Kıbrıs’ta bir süredir bir sivil hareket başladı, bizde de büyük heyecanla takip ediliyor: Beleşe Deniz / Plajlar Halkındır direnişi. Neye direniyorlar? Plajlara ücret ödemeye. Yani aslında anayasa tarafında kendilerine tanınmış hakkı kullanmaya çalışıyorlar.
Ama tahmin edileceği gibi bu kolay olmuyor. Acapulco Plajı’na ilk serbest giriş denemeleri güvenlik görevlilerine tosluyor. Derhal sosyal medya sayfasından haberleşip örgütlenmeye başlıyorlar.

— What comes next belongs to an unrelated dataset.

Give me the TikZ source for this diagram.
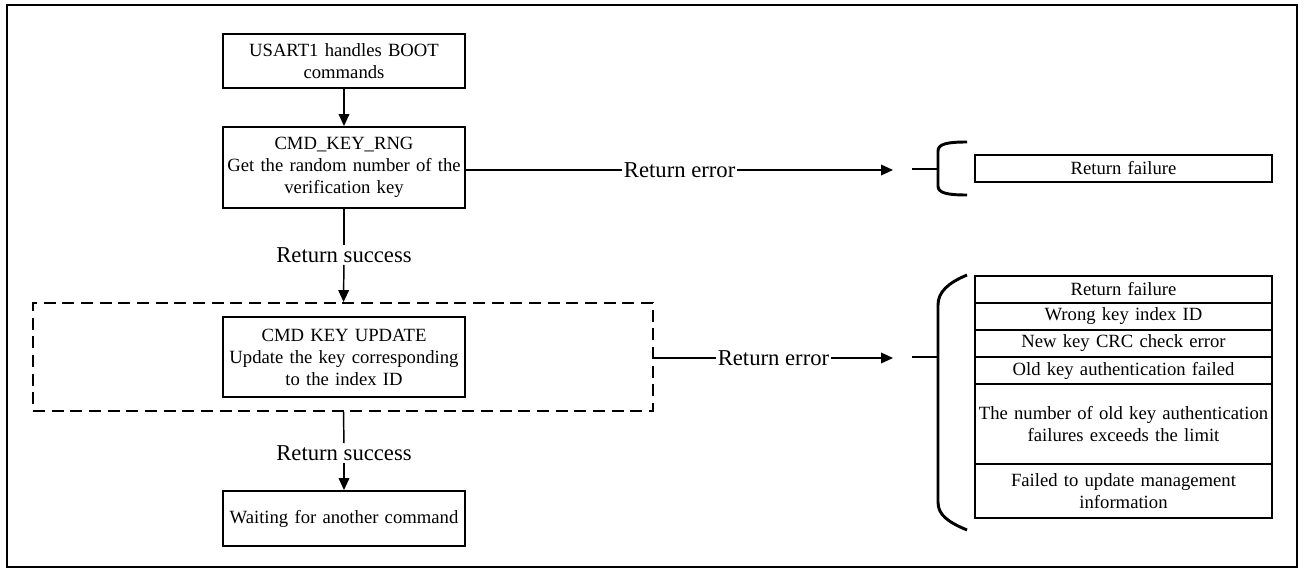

Anayasanın ilgili maddeleri konuyor sayfaya, zorlukla karşılaşıldığında aranacak polis telefonları da ekleniyor ve halk harekete katılmaya çağrılıyor. “Kıyıların 100 metrelik şeridi içinde sadece devlete ait, çok gerekli ve kamu yararına olan tesisler kurulabilir. Yurttaşların plajlara girmesi kimse tarafından engellenemez. Yurttaşlardan herhangi bir ad ve koşul altında ücret talep edilemez” maddeleri ışığında Beleşe Deniz hareketi büyüyor.
Farklı plajlarda devam ediyor
En son ellerinde şemsiyeleri, sandalyeleri, buzlukları, anayasa sayfaları ve kameralarıyla Acapulco sınırlarına dayanan halkın nasıl kibarca buyur edildiğini hep beraber izledik. Hareket farklı plajlarda devam etmekte ve dediğim gibi Türkiye’den de ilgiyle izlenmekte. Her bir zafer haberinin altında “Peki ya bizde durum ne?” diye soran Türk vatandaşlarının mesajları var. Zahmet edip haklarını öğrenmek değil, Kıbrıslı dostların pişirdiği armudun ağızlarına düşmesini istiyorlar özetle. Halbuki o hakkı savunmak da bir mesele ve nedense içimden bir ses, bizdeki güvenlikçilerin Acapulco’nunkiler kadar nazik olmayabileceğini söylüyor. Ama denemedikçe haklarımız gasp ediliyor.
Evet, hakkımız çünkü geçen gün “Yunan adaları ucuz, bizim sahiller pahalı” diye yazan köşe yazarlarına “Biz vergimizi veriyoruz, çalışanımızın sigortasını ödüyoruz. Gelir giderimizin kayıtlı olması için kredi kartı kullanıyoruz. Çünkü bizler vatanını seven, devletini düşünen insanlarız. Sakız Adası’nda tahta sandalyede oturup nereden geldiğini bilmediğin gıda maddelerini tüketmek tabii ki ucuz olacak. Çünkü Yunanlı, devletinden çalıyor. Vergi vermiyor.” şeklinde ateş püsküren sayın Çeşmeli işletmeci kızmazsa bizde de Kıyı Kanunu diye bir şey var aslında ve bu kanun, denizin 50 metrelik şeridinin halka ait olduğunu, buraya erişimin asla kesilemeyeceğini, halktan da orada denize girip güneşlendiği için para talep edilemeyeceğini söylüyor. Eğer eden olursa şikayet edip paranızı geri alabiliyorsunuz.
Tabii bu arada onların şezlongunu, şemsiyesini kullanmıyorsunuz, onlardan ücret talep ediliyor, bu normal. Tabii makul bir ücret. Şezlong yerine deniz kenarına loca ve taht kurup 1000 TL isteyen işletmecilere ne demeli, herhalde o da Çeşmeli beyefendinin sözünü ettiği aşırı vatan sevgisinin bir tezahürü.